The effects of anodic amplitude and waveform of applied voltage on characterization and corrosion performance of the coatings grown by plasma electrolytic oxidation on AZ91 Mg alloy from an aluminate bath

Abstract

In this study, plasma electrolytic oxidation (PEO) was used to treat AZ91 magnesium alloy in an aluminate electrolyte to increase its corrosion resistance. The PEO process was performed at 350 and 400 V using unipolar and bipolar waveforms. Using unipolar waveform, current density reached zero after a while, but for bipolar waveforms, the current density responded during the PEO process indicating on nonstop coating growth. X-ray diffraction, scanning electron microscopy and energy-dispersive spectroscopy were applied to characterize the coatings.

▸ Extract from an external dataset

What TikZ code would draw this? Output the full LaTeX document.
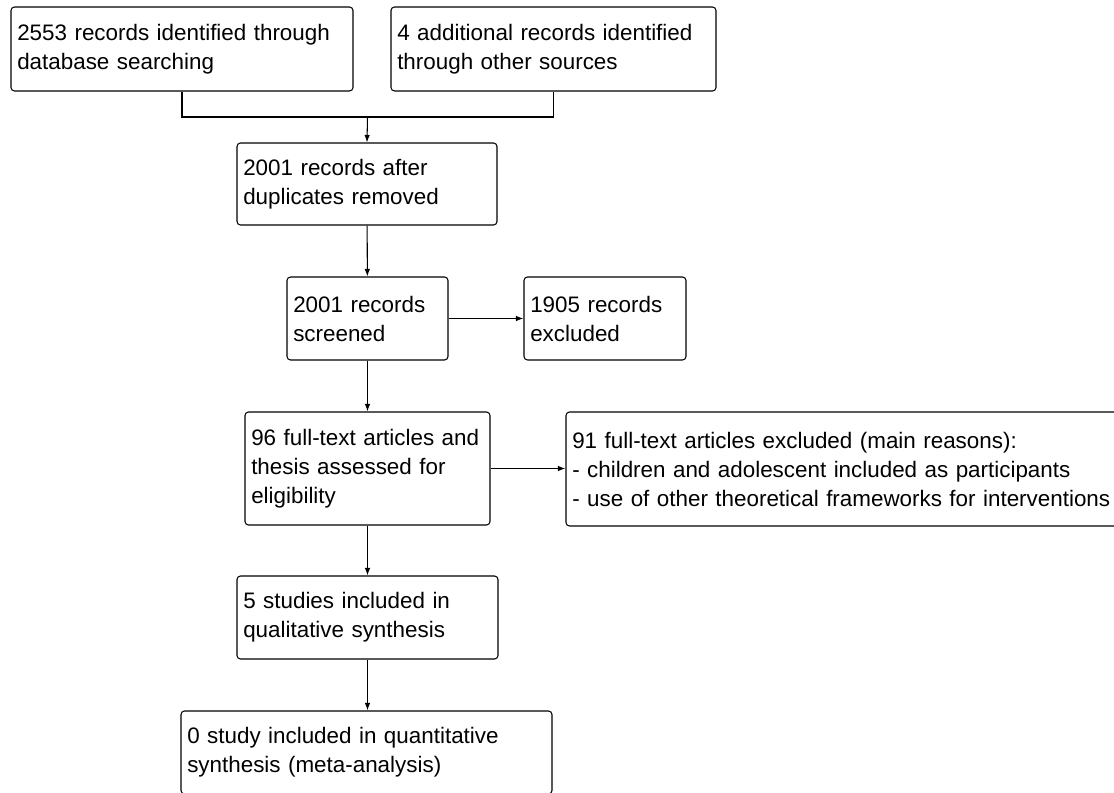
\documentclass[tikz,border=0pt]{standalone}
\usepackage{fontspec}
\setmainfont{Liberation Sans}
\usepackage{tikz}
\usetikzlibrary{arrows.meta}
\hyphenpenalty=10000

\tikzset{
  rec/.style={draw, line width=0.6pt, rounded corners=2pt, align=left,
    inner xsep=0.125cm, inner ysep=0pt,
    font=\fontsize{12.75}{16.5}\selectfont},
  flow/.style={line width=0.6pt, -{Latex[length=1.5mm,width=1.1mm]}}
}

\begin{document}
\begin{tikzpicture}
\useasboundingbox (0,0) rectangle (22.28,15.84);

\path (3.64,14.86) node[rec, text width=6.59cm, minimum height=1.68cm] (rdb) {2553 records identified through\\database searching}
	  (11.07,14.86) node[rec, text width=6.25cm, minimum height=1.68cm] (roth) {4 additional records identified\\through other sources};

\path (7.34,12.16) node[rec, text width=4.95cm, minimum height=1.64cm] (dup) {2001 records after\\duplicates removed}
	  (7.35,9.47) node[rec, text width=2.97cm, minimum height=1.66cm] (scr) {2001 records\\screened}
	  (12.10,9.47) node[rec, text width=2.99cm, minimum height=1.66cm] (exc) {1905 records\\excluded};

\path (7.35,6.47) node[rec, text width=4.65cm, minimum height=2.26cm] (full) {96 full-text articles and\\thesis assessed for\\eligibility}
	  (16.86,6.46) node[rec, text width=10.83cm, minimum height=2.28cm] (fexc) {91 full-text articles excluded (main reasons):\\- children and adolescent included as participants\\- use of other theoretical frameworks for interventions};

\path (7.35,3.49) node[rec, text width=4.97cm, minimum height=1.66cm] (qual) {5 studies included in\\qualitative synthesis}
	  (7.33,0.79) node[rec, text width=7.17cm, minimum height=1.66cm] (quan) {0 study included in quantitative\\synthesis (meta-analysis)};

\coordinate (join) at (7.35,13.5);

\draw[line width=0.6pt] (rdb.south) |- (join) -| (roth.south);
\draw[flow] (join) -- (dup.north);
\draw[flow] (dup) -- (scr);
\draw[flow] (scr) -- (exc);
\draw[flow] (scr) -- (full);
\draw[flow] (full) -- (full.east -| fexc.west);
\draw[flow] (full) -- (qual);
\draw[flow] (qual) -- (qual.south |- quan.north);
\end{tikzpicture}
\end{document}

The coatings produced using unipolar waveform revealed a net-like surface morphology, while a crater-like morphology was observed for bipolar coatings. The presence of MgF2 in all coatings was confirmed whereas the bipolar waveform with higher cathodic duty cycle produced an increased coating thickness with higher content of MgF2. The results of corrosion tests in 3.5 wt% sodium chloride solution were in agreement with the changes observed in morphology and structure, where the samples coated at 400 V using the bipolar waveforms were able to exhibit high corrosion performance. In this way, the coating produced by the bipolar waveform with the higher cathodic duty cycle at the higher voltage (400 V) revealed the highest corrosion performance up to 28 days of immersion, where there was no sign of underlying corrosion in this case.